(Source data)
====

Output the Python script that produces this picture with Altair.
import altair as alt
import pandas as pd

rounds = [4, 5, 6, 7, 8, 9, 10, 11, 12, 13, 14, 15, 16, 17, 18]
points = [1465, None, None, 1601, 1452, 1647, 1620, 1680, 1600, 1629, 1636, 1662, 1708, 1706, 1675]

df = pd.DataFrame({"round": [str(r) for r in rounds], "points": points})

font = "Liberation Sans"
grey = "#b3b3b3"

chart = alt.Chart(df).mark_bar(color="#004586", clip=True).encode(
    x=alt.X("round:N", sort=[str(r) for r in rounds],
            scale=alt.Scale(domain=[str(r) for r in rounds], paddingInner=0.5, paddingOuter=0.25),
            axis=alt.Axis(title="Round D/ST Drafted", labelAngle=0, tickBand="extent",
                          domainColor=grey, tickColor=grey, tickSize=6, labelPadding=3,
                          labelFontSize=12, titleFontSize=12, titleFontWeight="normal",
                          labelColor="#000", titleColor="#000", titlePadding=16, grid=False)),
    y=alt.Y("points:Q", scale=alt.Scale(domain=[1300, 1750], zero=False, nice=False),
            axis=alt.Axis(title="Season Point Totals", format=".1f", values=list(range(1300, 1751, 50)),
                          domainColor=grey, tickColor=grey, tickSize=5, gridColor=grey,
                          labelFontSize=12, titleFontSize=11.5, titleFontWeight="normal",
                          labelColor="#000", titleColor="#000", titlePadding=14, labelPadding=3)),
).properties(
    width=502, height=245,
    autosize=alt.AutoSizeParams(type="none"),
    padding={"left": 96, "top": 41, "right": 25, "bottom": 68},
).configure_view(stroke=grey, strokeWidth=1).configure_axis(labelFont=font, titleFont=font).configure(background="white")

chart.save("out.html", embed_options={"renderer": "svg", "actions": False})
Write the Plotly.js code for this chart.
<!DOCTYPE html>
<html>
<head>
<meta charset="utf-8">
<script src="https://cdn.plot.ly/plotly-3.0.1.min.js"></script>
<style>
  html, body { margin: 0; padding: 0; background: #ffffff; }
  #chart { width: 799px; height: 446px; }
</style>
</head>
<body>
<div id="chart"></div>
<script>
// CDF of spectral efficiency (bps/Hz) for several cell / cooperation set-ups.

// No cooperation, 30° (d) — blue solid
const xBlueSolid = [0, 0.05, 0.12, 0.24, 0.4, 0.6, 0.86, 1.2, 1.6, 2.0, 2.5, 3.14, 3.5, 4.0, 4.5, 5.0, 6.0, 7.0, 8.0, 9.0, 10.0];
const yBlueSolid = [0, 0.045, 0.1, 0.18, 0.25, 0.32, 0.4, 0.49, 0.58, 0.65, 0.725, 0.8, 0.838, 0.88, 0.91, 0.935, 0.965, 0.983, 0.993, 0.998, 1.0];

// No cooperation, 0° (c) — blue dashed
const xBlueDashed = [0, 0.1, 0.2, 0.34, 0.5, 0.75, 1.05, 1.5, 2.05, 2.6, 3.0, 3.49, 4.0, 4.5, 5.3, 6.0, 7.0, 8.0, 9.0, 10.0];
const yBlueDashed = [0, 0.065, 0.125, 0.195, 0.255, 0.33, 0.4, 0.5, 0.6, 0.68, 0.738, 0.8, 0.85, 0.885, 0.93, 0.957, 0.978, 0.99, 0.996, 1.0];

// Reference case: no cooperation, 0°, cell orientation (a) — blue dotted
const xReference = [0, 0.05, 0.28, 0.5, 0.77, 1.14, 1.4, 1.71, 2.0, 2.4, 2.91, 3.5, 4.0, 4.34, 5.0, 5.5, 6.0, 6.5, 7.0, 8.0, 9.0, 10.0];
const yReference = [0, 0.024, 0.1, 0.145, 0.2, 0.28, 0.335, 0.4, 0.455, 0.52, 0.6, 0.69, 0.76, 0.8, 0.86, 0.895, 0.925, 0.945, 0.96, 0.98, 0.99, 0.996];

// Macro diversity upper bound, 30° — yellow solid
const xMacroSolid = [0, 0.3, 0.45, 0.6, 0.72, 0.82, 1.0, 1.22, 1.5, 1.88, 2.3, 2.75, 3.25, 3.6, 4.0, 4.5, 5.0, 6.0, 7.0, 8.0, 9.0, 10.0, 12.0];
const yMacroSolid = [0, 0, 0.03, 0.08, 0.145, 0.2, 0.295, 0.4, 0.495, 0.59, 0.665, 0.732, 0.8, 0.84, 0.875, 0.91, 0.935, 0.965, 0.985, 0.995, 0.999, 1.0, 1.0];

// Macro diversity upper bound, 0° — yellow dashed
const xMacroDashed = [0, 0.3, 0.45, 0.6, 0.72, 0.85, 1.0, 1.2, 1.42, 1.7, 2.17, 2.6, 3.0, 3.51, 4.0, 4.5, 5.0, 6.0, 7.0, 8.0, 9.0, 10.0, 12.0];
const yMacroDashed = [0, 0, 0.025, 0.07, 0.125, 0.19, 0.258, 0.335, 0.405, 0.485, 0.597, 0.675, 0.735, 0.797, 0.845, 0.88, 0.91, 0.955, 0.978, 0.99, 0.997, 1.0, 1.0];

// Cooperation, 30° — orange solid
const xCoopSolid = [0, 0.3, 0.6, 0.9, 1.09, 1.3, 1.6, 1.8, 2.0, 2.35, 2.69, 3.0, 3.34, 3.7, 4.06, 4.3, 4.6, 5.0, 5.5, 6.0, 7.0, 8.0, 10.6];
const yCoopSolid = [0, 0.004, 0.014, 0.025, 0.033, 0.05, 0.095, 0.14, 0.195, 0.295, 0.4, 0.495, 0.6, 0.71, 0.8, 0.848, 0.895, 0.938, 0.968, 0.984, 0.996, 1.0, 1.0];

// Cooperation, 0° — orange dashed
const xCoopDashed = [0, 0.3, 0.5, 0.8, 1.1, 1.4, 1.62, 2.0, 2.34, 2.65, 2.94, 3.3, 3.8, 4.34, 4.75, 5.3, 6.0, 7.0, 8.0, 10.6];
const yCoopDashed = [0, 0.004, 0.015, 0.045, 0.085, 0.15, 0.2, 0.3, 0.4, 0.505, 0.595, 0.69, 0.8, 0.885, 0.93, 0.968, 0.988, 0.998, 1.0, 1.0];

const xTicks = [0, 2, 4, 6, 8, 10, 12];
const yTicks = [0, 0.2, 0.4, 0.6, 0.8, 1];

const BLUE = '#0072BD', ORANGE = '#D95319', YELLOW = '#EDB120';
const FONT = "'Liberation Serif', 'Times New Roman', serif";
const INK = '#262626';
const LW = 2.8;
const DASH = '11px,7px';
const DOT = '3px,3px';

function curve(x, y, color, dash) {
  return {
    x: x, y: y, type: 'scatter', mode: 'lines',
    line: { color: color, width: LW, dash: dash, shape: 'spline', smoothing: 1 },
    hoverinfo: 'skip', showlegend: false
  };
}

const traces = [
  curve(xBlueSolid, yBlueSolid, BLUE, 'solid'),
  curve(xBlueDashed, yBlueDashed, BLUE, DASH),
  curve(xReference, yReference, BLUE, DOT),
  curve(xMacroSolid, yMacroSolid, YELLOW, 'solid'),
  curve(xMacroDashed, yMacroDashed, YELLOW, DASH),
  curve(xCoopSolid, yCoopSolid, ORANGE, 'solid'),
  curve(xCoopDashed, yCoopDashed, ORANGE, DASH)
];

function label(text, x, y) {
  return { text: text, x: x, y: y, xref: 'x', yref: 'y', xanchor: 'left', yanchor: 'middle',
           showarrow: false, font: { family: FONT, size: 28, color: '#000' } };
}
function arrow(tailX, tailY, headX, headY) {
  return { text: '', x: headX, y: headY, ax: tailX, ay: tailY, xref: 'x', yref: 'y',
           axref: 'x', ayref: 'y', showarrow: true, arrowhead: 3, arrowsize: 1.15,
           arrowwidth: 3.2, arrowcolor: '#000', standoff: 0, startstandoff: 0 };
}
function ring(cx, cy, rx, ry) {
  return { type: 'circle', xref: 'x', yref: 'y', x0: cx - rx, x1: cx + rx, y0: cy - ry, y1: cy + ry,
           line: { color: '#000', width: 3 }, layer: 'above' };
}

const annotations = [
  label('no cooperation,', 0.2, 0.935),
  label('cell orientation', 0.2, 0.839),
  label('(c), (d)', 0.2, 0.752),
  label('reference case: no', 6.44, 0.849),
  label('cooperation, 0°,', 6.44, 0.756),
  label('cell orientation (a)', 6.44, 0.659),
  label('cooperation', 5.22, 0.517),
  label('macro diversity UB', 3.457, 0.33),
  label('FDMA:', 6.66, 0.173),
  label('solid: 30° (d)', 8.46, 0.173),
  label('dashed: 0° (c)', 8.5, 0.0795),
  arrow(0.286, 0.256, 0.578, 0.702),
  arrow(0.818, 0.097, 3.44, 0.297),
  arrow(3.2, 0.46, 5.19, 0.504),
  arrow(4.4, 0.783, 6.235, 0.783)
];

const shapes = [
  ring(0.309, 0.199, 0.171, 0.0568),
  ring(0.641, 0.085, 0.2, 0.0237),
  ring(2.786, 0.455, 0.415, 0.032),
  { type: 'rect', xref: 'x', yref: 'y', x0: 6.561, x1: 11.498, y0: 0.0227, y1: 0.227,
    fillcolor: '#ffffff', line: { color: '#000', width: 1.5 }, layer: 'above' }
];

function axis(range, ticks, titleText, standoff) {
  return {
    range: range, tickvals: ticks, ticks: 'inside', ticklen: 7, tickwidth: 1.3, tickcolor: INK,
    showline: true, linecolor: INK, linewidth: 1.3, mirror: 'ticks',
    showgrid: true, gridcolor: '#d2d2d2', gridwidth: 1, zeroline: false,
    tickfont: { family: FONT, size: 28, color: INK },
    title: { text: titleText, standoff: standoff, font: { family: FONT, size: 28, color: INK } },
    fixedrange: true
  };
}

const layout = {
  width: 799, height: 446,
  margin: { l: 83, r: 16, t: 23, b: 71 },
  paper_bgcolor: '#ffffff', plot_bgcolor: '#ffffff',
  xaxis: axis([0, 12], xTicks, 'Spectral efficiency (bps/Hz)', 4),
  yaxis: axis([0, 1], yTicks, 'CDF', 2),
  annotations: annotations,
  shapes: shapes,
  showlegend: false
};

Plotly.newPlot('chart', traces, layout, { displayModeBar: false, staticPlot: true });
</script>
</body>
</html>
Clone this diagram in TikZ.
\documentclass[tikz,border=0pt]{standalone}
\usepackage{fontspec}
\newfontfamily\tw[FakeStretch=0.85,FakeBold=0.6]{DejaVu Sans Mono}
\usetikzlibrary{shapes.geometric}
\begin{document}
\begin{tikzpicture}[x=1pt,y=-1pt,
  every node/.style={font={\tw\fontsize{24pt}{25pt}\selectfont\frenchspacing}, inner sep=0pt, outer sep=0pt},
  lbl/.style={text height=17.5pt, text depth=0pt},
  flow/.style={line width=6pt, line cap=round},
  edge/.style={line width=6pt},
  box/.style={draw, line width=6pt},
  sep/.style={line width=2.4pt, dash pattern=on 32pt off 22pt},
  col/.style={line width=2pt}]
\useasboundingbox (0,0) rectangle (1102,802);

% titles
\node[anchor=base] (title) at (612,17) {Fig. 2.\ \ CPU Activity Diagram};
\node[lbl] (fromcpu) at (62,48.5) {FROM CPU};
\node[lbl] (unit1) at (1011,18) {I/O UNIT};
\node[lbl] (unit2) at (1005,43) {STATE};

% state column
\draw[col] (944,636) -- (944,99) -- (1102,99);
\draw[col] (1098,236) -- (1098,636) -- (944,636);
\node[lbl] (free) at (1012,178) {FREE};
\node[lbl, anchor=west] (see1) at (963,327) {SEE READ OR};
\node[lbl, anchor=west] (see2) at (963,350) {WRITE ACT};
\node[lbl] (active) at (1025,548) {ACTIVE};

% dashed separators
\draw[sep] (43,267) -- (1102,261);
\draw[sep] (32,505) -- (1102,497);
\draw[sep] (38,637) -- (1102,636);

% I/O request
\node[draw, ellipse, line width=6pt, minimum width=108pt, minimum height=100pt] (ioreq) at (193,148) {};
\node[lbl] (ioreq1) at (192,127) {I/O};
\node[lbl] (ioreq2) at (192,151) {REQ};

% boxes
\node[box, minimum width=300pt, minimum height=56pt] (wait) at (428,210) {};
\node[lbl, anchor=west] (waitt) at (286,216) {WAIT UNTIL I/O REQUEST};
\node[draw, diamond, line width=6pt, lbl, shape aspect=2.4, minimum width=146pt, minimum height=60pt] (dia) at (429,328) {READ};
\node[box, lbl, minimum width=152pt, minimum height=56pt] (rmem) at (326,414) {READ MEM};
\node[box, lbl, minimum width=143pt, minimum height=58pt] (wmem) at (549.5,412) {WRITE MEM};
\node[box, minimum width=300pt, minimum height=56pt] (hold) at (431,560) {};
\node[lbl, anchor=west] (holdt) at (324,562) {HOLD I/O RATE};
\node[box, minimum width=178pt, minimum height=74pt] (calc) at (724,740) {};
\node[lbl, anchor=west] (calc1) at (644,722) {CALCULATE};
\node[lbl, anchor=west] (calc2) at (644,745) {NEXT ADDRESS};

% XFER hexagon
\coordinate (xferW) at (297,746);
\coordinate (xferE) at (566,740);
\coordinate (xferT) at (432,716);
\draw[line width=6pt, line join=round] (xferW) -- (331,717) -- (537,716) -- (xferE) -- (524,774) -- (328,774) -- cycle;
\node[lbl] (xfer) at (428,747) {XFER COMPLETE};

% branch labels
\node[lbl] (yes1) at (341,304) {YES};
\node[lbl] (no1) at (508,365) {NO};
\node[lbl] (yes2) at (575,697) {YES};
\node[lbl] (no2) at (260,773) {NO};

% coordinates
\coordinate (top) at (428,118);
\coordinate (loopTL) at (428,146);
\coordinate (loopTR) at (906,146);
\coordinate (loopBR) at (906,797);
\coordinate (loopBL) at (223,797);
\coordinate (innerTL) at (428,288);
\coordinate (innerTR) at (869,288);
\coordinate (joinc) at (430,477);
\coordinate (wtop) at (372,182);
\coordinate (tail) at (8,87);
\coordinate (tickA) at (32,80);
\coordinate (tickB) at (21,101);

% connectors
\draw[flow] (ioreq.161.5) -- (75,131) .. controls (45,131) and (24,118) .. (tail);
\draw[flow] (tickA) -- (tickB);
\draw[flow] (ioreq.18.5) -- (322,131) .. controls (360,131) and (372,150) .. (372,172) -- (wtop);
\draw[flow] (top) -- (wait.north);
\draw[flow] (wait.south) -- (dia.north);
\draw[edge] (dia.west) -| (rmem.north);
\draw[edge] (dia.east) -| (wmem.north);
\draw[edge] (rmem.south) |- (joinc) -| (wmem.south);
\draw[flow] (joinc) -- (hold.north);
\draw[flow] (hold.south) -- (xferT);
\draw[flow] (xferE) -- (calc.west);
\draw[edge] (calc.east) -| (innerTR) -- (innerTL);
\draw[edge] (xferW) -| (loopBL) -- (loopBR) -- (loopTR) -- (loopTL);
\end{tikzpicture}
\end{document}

====

**REQUIRED WORK**
Exactly the lines from the line that has "Write the Plotly.js code for this chart." through the line that has "0.98, 0.99, 0.996];" are to be repeated, both included, with nothing added.

**TASK ANSWER**
Write the Plotly.js code for this chart.
<!DOCTYPE html>
<html>
<head>
<meta charset="utf-8">
<script src="https://cdn.plot.ly/plotly-3.0.1.min.js"></script>
<style>
  html, body { margin: 0; padding: 0; background: #ffffff; }
  #chart { width: 799px; height: 446px; }
</style>
</head>
<body>
<div id="chart"></div>
<script>
// CDF of spectral efficiency (bps/Hz) for several cell / cooperation set-ups.

// No cooperation, 30° (d) — blue solid
const xBlueSolid = [0, 0.05, 0.12, 0.24, 0.4, 0.6, 0.86, 1.2, 1.6, 2.0, 2.5, 3.14, 3.5, 4.0, 4.5, 5.0, 6.0, 7.0, 8.0, 9.0, 10.0];
const yBlueSolid = [0, 0.045, 0.1, 0.18, 0.25, 0.32, 0.4, 0.49, 0.58, 0.65, 0.725, 0.8, 0.838, 0.88, 0.91, 0.935, 0.965, 0.983, 0.993, 0.998, 1.0];

// No cooperation, 0° (c) — blue dashed
const xBlueDashed = [0, 0.1, 0.2, 0.34, 0.5, 0.75, 1.05, 1.5, 2.05, 2.6, 3.0, 3.49, 4.0, 4.5, 5.3, 6.0, 7.0, 8.0, 9.0, 10.0];
const yBlueDashed = [0, 0.065, 0.125, 0.195, 0.255, 0.33, 0.4, 0.5, 0.6, 0.68, 0.738, 0.8, 0.85, 0.885, 0.93, 0.957, 0.978, 0.99, 0.996, 1.0];

// Reference case: no cooperation, 0°, cell orientation (a) — blue dotted
const xReference = [0, 0.05, 0.28, 0.5, 0.77, 1.14, 1.4, 1.71, 2.0, 2.4, 2.91, 3.5, 4.0, 4.34, 5.0, 5.5, 6.0, 6.5, 7.0, 8.0, 9.0, 10.0];
const yReference = [0, 0.024, 0.1, 0.145, 0.2, 0.28, 0.335, 0.4, 0.455, 0.52, 0.6, 0.69, 0.76, 0.8, 0.86, 0.895, 0.925, 0.945, 0.96, 0.98, 0.99, 0.996];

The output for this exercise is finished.